### WHAT IS REQUIRED
Write out all of the data without omission, exactly as shown.

### GIVEN INFORMATION

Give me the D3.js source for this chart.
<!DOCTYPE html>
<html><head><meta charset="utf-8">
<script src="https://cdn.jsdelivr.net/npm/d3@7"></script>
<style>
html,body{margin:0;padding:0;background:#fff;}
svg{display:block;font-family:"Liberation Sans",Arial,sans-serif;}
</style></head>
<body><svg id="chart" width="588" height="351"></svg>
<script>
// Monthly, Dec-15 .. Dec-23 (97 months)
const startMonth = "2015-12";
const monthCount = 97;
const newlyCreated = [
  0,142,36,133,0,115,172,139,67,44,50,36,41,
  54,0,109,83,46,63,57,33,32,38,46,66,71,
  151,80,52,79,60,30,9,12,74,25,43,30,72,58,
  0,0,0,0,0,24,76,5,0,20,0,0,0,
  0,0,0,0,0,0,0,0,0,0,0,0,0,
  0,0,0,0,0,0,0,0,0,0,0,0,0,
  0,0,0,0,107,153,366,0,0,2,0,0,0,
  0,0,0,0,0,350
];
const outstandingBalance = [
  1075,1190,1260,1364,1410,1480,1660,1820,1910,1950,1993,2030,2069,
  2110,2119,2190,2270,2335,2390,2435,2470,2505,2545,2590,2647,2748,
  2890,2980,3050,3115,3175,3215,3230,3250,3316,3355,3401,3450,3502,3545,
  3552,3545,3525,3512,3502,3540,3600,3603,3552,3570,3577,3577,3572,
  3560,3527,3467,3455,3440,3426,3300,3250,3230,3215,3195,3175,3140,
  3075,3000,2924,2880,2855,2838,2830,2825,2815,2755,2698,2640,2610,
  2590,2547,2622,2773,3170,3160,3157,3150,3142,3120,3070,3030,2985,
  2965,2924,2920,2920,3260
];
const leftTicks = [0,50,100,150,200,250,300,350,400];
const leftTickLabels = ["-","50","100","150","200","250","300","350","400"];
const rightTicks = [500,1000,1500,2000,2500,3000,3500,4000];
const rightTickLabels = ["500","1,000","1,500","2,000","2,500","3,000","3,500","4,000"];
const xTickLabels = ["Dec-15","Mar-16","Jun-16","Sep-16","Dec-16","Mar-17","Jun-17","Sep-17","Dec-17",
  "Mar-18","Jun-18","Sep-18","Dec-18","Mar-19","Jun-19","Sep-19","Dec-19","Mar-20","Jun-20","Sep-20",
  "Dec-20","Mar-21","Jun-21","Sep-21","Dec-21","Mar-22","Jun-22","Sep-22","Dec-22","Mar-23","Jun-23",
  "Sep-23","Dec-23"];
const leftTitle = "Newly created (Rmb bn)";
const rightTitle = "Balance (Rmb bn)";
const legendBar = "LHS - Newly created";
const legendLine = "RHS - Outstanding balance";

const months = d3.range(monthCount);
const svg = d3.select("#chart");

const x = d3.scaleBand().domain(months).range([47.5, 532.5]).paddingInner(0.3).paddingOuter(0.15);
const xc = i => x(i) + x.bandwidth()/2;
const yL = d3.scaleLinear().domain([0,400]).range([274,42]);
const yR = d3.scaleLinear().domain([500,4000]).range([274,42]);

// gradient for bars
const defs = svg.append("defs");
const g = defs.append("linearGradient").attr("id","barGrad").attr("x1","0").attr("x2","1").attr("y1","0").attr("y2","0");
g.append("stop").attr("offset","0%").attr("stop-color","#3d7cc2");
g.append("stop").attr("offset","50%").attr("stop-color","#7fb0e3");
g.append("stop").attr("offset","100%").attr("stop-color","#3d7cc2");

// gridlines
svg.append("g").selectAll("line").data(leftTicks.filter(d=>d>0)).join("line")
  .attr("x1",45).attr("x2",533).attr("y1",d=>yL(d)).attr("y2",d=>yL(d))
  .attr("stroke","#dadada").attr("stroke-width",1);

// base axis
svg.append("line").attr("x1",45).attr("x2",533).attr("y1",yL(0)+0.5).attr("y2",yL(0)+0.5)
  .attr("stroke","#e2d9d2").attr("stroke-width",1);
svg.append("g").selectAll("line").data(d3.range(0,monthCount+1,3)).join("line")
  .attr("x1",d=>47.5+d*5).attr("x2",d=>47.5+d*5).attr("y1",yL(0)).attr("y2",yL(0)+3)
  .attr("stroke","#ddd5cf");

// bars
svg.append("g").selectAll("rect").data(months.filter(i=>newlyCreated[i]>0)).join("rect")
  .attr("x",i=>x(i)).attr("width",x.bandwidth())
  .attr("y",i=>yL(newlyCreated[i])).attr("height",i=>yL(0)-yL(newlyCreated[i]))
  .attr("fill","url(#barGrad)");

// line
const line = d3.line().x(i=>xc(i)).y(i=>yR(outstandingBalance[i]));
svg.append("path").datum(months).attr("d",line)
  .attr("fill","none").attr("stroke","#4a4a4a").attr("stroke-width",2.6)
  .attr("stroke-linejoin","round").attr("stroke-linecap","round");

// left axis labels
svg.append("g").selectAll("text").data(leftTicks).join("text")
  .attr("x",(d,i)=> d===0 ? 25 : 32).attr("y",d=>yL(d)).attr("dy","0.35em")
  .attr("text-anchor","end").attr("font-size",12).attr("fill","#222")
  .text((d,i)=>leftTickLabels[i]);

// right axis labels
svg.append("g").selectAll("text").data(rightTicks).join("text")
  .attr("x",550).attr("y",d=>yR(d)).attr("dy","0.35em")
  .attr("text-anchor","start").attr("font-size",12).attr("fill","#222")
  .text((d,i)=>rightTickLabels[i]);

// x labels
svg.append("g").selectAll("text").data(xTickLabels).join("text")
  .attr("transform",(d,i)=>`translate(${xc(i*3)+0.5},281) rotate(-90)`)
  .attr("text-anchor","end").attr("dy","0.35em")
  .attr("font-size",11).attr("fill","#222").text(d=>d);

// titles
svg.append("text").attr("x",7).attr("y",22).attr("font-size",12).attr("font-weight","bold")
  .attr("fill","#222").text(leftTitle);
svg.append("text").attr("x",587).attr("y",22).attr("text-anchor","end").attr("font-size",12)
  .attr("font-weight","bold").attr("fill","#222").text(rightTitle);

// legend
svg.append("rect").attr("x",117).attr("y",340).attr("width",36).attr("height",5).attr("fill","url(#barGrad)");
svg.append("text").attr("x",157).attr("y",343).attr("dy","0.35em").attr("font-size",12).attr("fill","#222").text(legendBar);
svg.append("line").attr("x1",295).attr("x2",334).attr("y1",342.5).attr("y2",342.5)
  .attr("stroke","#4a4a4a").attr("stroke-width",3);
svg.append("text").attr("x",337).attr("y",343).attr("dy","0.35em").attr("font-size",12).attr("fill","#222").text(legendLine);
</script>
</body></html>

### FINISHED TASK
Give me the D3.js source for this chart.
<!DOCTYPE html>
<html><head><meta charset="utf-8">
<script src="https://cdn.jsdelivr.net/npm/d3@7"></script>
<style>
html,body{margin:0;padding:0;background:#fff;}
svg{display:block;font-family:"Liberation Sans",Arial,sans-serif;}
</style></head>
<body><svg id="chart" width="588" height="351"></svg>
<script>
// Monthly, Dec-15 .. Dec-23 (97 months)
const startMonth = "2015-12";
const monthCount = 97;
const newlyCreated = [
  0,142,36,133,0,115,172,139,67,44,50,36,41,
  54,0,109,83,46,63,57,33,32,38,46,66,71,
  151,80,52,79,60,30,9,12,74,25,43,30,72,58,
  0,0,0,0,0,24,76,5,0,20,0,0,0,
  0,0,0,0,0,0,0,0,0,0,0,0,0,
  0,0,0,0,0,0,0,0,0,0,0,0,0,
  0,0,0,0,107,153,366,0,0,2,0,0,0,
  0,0,0,0,0,350
];
const outstandingBalance = [
  1075,1190,1260,1364,1410,1480,1660,1820,1910,1950,1993,2030,2069,
  2110,2119,2190,2270,2335,2390,2435,2470,2505,2545,2590,2647,2748,
  2890,2980,3050,3115,3175,3215,3230,3250,3316,3355,3401,3450,3502,3545,
  3552,3545,3525,3512,3502,3540,3600,3603,3552,3570,3577,3577,3572,
  3560,3527,3467,3455,3440,3426,3300,3250,3230,3215,3195,3175,3140,
  3075,3000,2924,2880,2855,2838,2830,2825,2815,2755,2698,2640,2610,
  2590,2547,2622,2773,3170,3160,3157,3150,3142,3120,3070,3030,2985,
  2965,2924,2920,2920,3260
];
const leftTicks = [0,50,100,150,200,250,300,350,400];
const leftTickLabels = ["-","50","100","150","200","250","300","350","400"];
const rightTicks = [500,1000,1500,2000,2500,3000,3500,4000];
const rightTickLabels = ["500","1,000","1,500","2,000","2,500","3,000","3,500","4,000"];
const xTickLabels = ["Dec-15","Mar-16","Jun-16","Sep-16","Dec-16","Mar-17","Jun-17","Sep-17","Dec-17",
  "Mar-18","Jun-18","Sep-18","Dec-18","Mar-19","Jun-19","Sep-19","Dec-19","Mar-20","Jun-20","Sep-20",
  "Dec-20","Mar-21","Jun-21","Sep-21","Dec-21","Mar-22","Jun-22","Sep-22","Dec-22","Mar-23","Jun-23",
  "Sep-23","Dec-23"];
const leftTitle = "Newly created (Rmb bn)";
const rightTitle = "Balance (Rmb bn)";
const legendBar = "LHS - Newly created";
const legendLine = "RHS - Outstanding balance";

const months = d3.range(monthCount);
const svg = d3.select("#chart");

const x = d3.scaleBand().domain(months).range([47.5, 532.5]).paddingInner(0.3).paddingOuter(0.15);
const xc = i => x(i) + x.bandwidth()/2;
const yL = d3.scaleLinear().domain([0,400]).range([274,42]);
const yR = d3.scaleLinear().domain([500,4000]).range([274,42]);

// gradient for bars
const defs = svg.append("defs");
const g = defs.append("linearGradient").attr("id","barGrad").attr("x1","0").attr("x2","1").attr("y1","0").attr("y2","0");
g.append("stop").attr("offset","0%").attr("stop-color","#3d7cc2");
g.append("stop").attr("offset","50%").attr("stop-color","#7fb0e3");
g.append("stop").attr("offset","100%").attr("stop-color","#3d7cc2");

// gridlines
svg.append("g").selectAll("line").data(leftTicks.filter(d=>d>0)).join("line")
  .attr("x1",45).attr("x2",533).attr("y1",d=>yL(d)).attr("y2",d=>yL(d))
  .attr("stroke","#dadada").attr("stroke-width",1);

// base axis
svg.append("line").attr("x1",45).attr("x2",533).attr("y1",yL(0)+0.5).attr("y2",yL(0)+0.5)
  .attr("stroke","#e2d9d2").attr("stroke-width",1);
svg.append("g").selectAll("line").data(d3.range(0,monthCount+1,3)).join("line")
  .attr("x1",d=>47.5+d*5).attr("x2",d=>47.5+d*5).attr("y1",yL(0)).attr("y2",yL(0)+3)
  .attr("stroke","#ddd5cf");

// bars
svg.append("g").selectAll("rect").data(months.filter(i=>newlyCreated[i]>0)).join("rect")
  .attr("x",i=>x(i)).attr("width",x.bandwidth())
  .attr("y",i=>yL(newlyCreated[i])).attr("height",i=>yL(0)-yL(newlyCreated[i]))
  .attr("fill","url(#barGrad)");

// line
const line = d3.line().x(i=>xc(i)).y(i=>yR(outstandingBalance[i]));
svg.append("path").datum(months).attr("d",line)
  .attr("fill","none").attr("stroke","#4a4a4a").attr("stroke-width",2.6)
  .attr("stroke-linejoin","round").attr("stroke-linecap","round");

// left axis labels
svg.append("g").selectAll("text").data(leftTicks).join("text")
  .attr("x",(d,i)=> d===0 ? 25 : 32).attr("y",d=>yL(d)).attr("dy","0.35em")
  .attr("text-anchor","end").attr("font-size",12).attr("fill","#222")
  .text((d,i)=>leftTickLabels[i]);

// right axis labels
svg.append("g").selectAll("text").data(rightTicks).join("text")
  .attr("x",550).attr("y",d=>yR(d)).attr("dy","0.35em")
  .attr("text-anchor","start").attr("font-size",12).attr("fill","#222")
  .text((d,i)=>rightTickLabels[i]);

// x labels
svg.append("g").selectAll("text").data(xTickLabels).join("text")
  .attr("transform",(d,i)=>`translate(${xc(i*3)+0.5},281) rotate(-90)`)
  .attr("text-anchor","end").attr("dy","0.35em")
  .attr("font-size",11).attr("fill","#222").text(d=>d);

// titles
svg.append("text").attr("x",7).attr("y",22).attr("font-size",12).attr("font-weight","bold")
  .attr("fill","#222").text(leftTitle);
svg.append("text").attr("x",587).attr("y",22).attr("text-anchor","end").attr("font-size",12)
  .attr("font-weight","bold").attr("fill","#222").text(rightTitle);

// legend
svg.append("rect").attr("x",117).attr("y",340).attr("width",36).attr("height",5).attr("fill","url(#barGrad)");
svg.append("text").attr("x",157).attr("y",343).attr("dy","0.35em").attr("font-size",12).attr("fill","#222").text(legendBar);
svg.append("line").attr("x1",295).attr("x2",334).attr("y1",342.5).attr("y2",342.5)
  .attr("stroke","#4a4a4a").attr("stroke-width",3);
svg.append("text").attr("x",337).attr("y",343).attr("dy","0.35em").attr("font-size",12).attr("fill","#222").text(legendLine);
</script>
</body></html>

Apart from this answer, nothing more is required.